What separates this from competent genre exercise is the emotional specificity of the songwriting. Switzer-Woolf is not lamenting the human condition from any great philosophical altitude. He is down here, at ground level, puzzled by his own reflection, mildly terrified by the calendar. The alien metaphor works because it refuses heroism. You are not destroyed by routine — you simply become slightly less legible to yourself. That is a harder kind of loss to articulate, and harder still to make feel urgent.

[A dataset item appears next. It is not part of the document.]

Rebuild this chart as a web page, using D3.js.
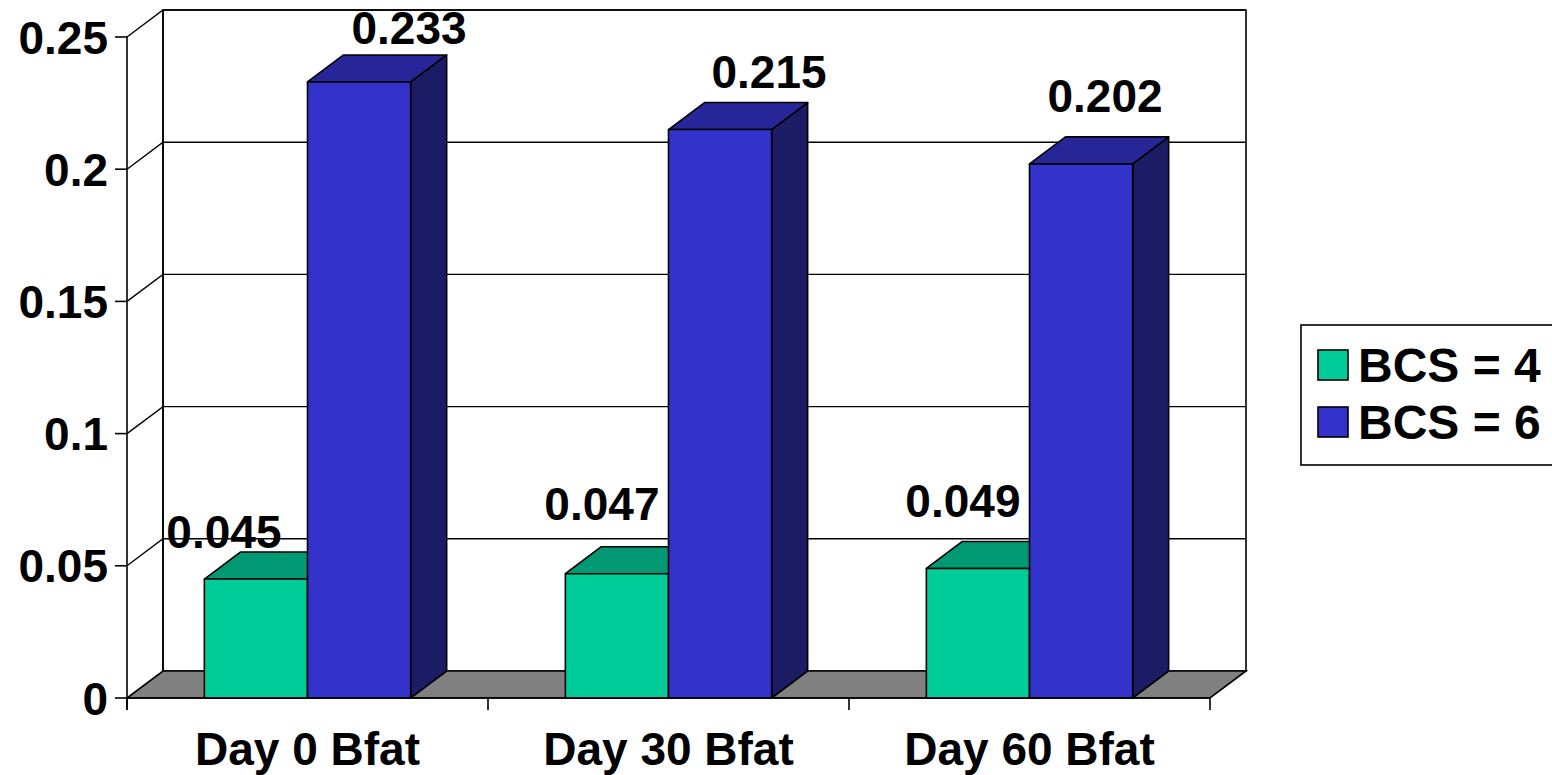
<!DOCTYPE html>
<html>
<head>
<meta charset="utf-8">
<script src="https://cdn.jsdelivr.net/npm/d3@7"></script>
<style>
  html, body { margin: 0; padding: 0; background: #fff; }
  svg { display: block; }
  text { font-family: "Liberation Sans", Arial, sans-serif; font-weight: bold; fill: #000; }
</style>
</head>
<body>
<svg id="chart" width="1552" height="775"></svg>
<script>
// Backfat thickness by sampling day and body condition score
const categories = ["Day 0 Bfat", "Day 30 Bfat", "Day 60 Bfat"];
const seriesNames = ["BCS = 4", "BCS = 6"];
const bcs4 = [0.045, 0.047, 0.049];
const bcs6 = [0.233, 0.215, 0.202];
const yTicks = [0, 0.05, 0.1, 0.15, 0.2, 0.25];
const yTickLabels = ["0", "0.05", "0.1", "0.15", "0.2", "0.25"];

// label nudges (px) relative to the top of each column: [series][category]
const labelNudge = [
  [[-50, -4], [-33, -27], [-33, -24]],
  [[32, -11], [31, -15], [6, -25]]
];

const faceColors = [
  { front: "#00CC99", top: "#009973", side: "#00664C" },
  { front: "#3333CC", top: "#262699", side: "#1C1C66" }
];

const svg = d3.select("#chart");
const DX = 36, DY = -27;           // depth offset of the 3D projection
const FONT = 46;

const x0 = d3.scaleBand().domain(categories).range([127, 1210]).paddingInner(0).paddingOuter(0);
const x1 = d3.scaleBand().domain(seriesNames).range([0, x0.bandwidth()]).paddingInner(0).paddingOuter(0.75);
const y = d3.scaleLinear().domain([0, 0.25]).range([698, 37]);

const values = [bcs4, bcs6];
const line = d3.line();

// back wall
const yTop = y(0.25), yBot = y(0);
svg.append("path")
  .attr("d", line([[127 + DX, yTop + DY], [1210 + DX, yTop + DY], [1210 + DX, yBot + DY], [127 + DX, yBot + DY]]) + "Z")
  .attr("fill", "#fff").attr("stroke", "#000").attr("stroke-width", 1.6);

// gridlines on the back and side walls
yTicks.slice(1).forEach(t => {
  svg.append("path")
    .attr("d", line([[127, y(t)], [127 + DX, y(t) + DY], [1210 + DX, y(t) + DY]]))
    .attr("fill", "none").attr("stroke", "#000").attr("stroke-width", 1.4);
});
// side wall back edge
svg.append("path")
  .attr("d", line([[127 + DX, yTop + DY], [127 + DX, yBot + DY]]))
  .attr("stroke", "#000").attr("stroke-width", 1.6);

// floor
svg.append("path")
  .attr("d", line([[127, yBot], [127 + DX, yBot + DY], [1210 + DX, yBot + DY], [1210, yBot]]) + "Z")
  .attr("fill", "#808080").attr("stroke", "#000").attr("stroke-width", 1.6);

// columns
categories.forEach((c, ci) => {
  seriesNames.forEach((s, si) => {
    const v = values[si][ci];
    const xl = x0(c) + x1(s), xr = xl + x1.bandwidth();
    const yt = y(v), yb = y(0);
    const col = faceColors[si];
    const g = svg.append("g").attr("stroke", "#000").attr("stroke-width", 1.6).attr("stroke-linejoin", "round");
    g.append("path").attr("fill", col.side)
      .attr("d", line([[xr, yb], [xr + DX, yb + DY], [xr + DX, yt + DY], [xr, yt]]) + "Z");
    g.append("path").attr("fill", col.top)
      .attr("d", line([[xl, yt], [xl + DX, yt + DY], [xr + DX, yt + DY], [xr, yt]]) + "Z");
    g.append("rect").attr("fill", col.front)
      .attr("x", xl).attr("y", yt).attr("width", xr - xl).attr("height", yb - yt);
  });
});

// axes
const yAxis = svg.append("g");
yAxis.append("line").attr("x1", 127).attr("x2", 127).attr("y1", yTop).attr("y2", 710)
  .attr("stroke", "#000").attr("stroke-width", 1.6);
yTicks.forEach((t, i) => {
  yAxis.append("line").attr("x1", 115).attr("x2", 127).attr("y1", y(t)).attr("y2", y(t))
    .attr("stroke", "#000").attr("stroke-width", 1.6);
  yAxis.append("text").attr("x", 108).attr("y", y(t) + 16.5)
    .attr("text-anchor", "end").attr("font-size", FONT).text(yTickLabels[i]);
});
const xAxis = svg.append("g");
xAxis.append("line").attr("x1", 127).attr("x2", 1210).attr("y1", yBot).attr("y2", yBot)
  .attr("stroke", "#000").attr("stroke-width", 1.6);
[...categories.map(c => x0(c)), 1210].forEach(xv => {
  xAxis.append("line").attr("x1", xv).attr("x2", xv).attr("y1", yBot).attr("y2", 710)
    .attr("stroke", "#000").attr("stroke-width", 1.6);
});
categories.forEach(c => {
  xAxis.append("text").attr("x", x0(c) + x0.bandwidth() / 2).attr("y", 765)
    .attr("text-anchor", "middle").attr("font-size", FONT).text(c);
});

// value labels
const labels = svg.append("g");
categories.forEach((c, ci) => {
  seriesNames.forEach((s, si) => {
    const v = values[si][ci];
    const cx = x0(c) + x1(s) + x1.bandwidth() / 2 + DX / 2;
    const by = y(v) + DY;
    const [nx, ny] = labelNudge[si][ci];
    labels.append("text").attr("x", cx + nx).attr("y", by + ny)
      .attr("text-anchor", "middle").attr("font-size", FONT).text(v.toFixed(3));
  });
});

// legend
const lg = svg.append("g");
lg.append("rect").attr("x", 1301).attr("y", 325).attr("width", 270).attr("height", 140)
  .attr("fill", "#fff").attr("stroke", "#000").attr("stroke-width", 1.6);
seriesNames.forEach((s, si) => {
  const yy = 350 + si * 57;
  lg.append("rect").attr("x", 1318).attr("y", yy).attr("width", 30).attr("height", 30)
    .attr("fill", faceColors[si].front).attr("stroke", "#000").attr("stroke-width", 1.6);
  lg.append("text").attr("x", 1358).attr("y", yy + 32).attr("font-size", 48).text(s);
});
</script>
</body>
</html>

Across two studio albums and a handful of singles, Switzer-Woolf has been building toward something. "I Might Be An Alien" suggests that the full release promised for later this year could represent the moment that something finally arrives. For now, this single stands as a quietly devastating dispatch from the interior — music for late Sunday afternoons when the light has gone flat and you can't quite remember what you meant to do with the day.
Proceed with appropriate caution. And considerable expectation.